## begin Information shown

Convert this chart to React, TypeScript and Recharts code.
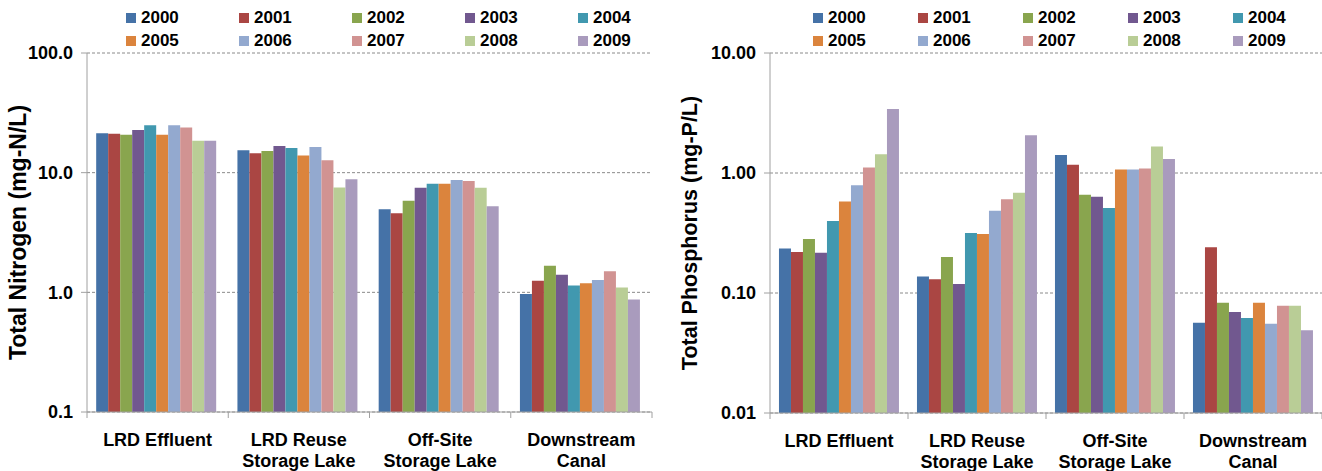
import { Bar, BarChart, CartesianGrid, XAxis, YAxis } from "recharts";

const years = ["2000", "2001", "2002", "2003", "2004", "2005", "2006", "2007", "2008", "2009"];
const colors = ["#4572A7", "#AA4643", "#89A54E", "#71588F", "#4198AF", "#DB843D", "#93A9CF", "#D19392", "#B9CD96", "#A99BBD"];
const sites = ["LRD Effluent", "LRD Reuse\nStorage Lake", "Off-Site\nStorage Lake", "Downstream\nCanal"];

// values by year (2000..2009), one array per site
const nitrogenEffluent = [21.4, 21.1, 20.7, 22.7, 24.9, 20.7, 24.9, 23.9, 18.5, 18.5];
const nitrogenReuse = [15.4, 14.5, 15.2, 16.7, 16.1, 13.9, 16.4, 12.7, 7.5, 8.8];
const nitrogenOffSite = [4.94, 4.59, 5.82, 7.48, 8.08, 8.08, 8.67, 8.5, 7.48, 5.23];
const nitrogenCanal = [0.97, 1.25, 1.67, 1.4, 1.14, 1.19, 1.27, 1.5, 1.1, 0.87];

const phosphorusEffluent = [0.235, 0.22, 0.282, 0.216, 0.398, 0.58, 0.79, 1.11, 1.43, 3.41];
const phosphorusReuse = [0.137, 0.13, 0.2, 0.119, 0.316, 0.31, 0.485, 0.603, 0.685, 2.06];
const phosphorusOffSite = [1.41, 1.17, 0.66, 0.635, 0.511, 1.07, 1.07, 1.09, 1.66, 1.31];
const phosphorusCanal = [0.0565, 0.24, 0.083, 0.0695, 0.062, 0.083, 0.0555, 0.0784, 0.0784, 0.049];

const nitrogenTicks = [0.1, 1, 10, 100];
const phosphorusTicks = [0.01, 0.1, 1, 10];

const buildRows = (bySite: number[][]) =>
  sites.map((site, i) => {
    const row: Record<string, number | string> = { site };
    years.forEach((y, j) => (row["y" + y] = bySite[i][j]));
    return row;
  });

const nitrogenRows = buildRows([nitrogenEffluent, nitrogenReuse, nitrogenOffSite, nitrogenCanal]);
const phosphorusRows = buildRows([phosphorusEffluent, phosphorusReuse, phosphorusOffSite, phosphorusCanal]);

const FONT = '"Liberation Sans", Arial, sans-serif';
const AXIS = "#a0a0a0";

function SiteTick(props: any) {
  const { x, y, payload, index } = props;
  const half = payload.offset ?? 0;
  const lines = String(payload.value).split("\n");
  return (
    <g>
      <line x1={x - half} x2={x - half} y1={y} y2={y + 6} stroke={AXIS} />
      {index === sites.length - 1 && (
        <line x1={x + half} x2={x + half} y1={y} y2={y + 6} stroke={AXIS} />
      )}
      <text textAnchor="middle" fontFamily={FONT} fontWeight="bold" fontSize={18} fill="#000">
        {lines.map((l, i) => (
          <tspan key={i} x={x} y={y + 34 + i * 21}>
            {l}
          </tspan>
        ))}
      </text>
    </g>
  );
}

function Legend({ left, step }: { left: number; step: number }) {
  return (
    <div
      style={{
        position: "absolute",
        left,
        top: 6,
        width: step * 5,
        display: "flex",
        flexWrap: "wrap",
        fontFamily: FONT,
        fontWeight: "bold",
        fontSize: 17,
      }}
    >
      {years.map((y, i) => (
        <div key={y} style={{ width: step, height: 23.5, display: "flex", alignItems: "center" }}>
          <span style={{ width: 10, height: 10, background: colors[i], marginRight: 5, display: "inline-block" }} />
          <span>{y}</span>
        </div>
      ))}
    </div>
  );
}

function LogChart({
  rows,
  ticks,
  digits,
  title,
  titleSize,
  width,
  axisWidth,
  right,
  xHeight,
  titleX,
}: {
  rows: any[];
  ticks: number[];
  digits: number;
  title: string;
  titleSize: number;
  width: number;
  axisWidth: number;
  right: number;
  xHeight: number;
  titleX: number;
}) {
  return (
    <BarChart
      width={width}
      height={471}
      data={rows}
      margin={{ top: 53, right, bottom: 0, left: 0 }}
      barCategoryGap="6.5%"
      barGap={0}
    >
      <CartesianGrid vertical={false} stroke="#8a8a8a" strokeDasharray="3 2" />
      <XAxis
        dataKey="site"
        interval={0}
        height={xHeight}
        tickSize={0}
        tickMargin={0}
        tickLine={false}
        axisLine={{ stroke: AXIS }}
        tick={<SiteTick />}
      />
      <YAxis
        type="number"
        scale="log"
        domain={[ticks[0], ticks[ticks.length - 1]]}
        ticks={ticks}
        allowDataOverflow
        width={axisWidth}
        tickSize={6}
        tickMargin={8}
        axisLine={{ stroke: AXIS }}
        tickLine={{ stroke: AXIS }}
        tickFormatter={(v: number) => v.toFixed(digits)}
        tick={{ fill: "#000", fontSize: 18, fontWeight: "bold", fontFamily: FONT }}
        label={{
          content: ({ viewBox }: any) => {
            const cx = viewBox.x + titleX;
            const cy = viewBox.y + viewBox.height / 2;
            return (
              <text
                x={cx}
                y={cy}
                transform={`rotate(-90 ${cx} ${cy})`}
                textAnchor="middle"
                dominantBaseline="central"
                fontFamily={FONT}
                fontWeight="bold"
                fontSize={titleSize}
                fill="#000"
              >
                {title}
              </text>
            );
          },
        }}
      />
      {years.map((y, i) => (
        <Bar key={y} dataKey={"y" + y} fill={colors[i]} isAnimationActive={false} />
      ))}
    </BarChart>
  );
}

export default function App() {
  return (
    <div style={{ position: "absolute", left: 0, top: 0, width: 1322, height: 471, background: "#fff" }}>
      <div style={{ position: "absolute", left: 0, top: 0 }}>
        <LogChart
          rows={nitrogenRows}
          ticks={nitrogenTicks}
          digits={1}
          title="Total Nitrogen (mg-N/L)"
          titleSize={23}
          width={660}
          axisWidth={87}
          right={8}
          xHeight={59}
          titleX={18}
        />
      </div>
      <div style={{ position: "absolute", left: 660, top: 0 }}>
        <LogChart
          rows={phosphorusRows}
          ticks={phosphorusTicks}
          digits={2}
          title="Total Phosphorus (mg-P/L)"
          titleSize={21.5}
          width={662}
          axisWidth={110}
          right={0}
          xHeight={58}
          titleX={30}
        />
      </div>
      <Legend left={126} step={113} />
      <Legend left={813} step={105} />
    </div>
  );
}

## end Information shown

§ **Problem requirements**
Give again, word for word, every line from the top of the data above to the line holding "1.5, 1.1, 0.87];", inclusive, with the pictures left out.

§ **Finished answer**
Convert this chart to React, TypeScript and Recharts code.
import { Bar, BarChart, CartesianGrid, XAxis, YAxis } from "recharts";

const years = ["2000", "2001", "2002", "2003", "2004", "2005", "2006", "2007", "2008", "2009"];
const colors = ["#4572A7", "#AA4643", "#89A54E", "#71588F", "#4198AF", "#DB843D", "#93A9CF", "#D19392", "#B9CD96", "#A99BBD"];
const sites = ["LRD Effluent", "LRD Reuse\nStorage Lake", "Off-Site\nStorage Lake", "Downstream\nCanal"];

// values by year (2000..2009), one array per site
const nitrogenEffluent = [21.4, 21.1, 20.7, 22.7, 24.9, 20.7, 24.9, 23.9, 18.5, 18.5];
const nitrogenReuse = [15.4, 14.5, 15.2, 16.7, 16.1, 13.9, 16.4, 12.7, 7.5, 8.8];
const nitrogenOffSite = [4.94, 4.59, 5.82, 7.48, 8.08, 8.08, 8.67, 8.5, 7.48, 5.23];
const nitrogenCanal = [0.97, 1.25, 1.67, 1.4, 1.14, 1.19, 1.27, 1.5, 1.1, 0.87];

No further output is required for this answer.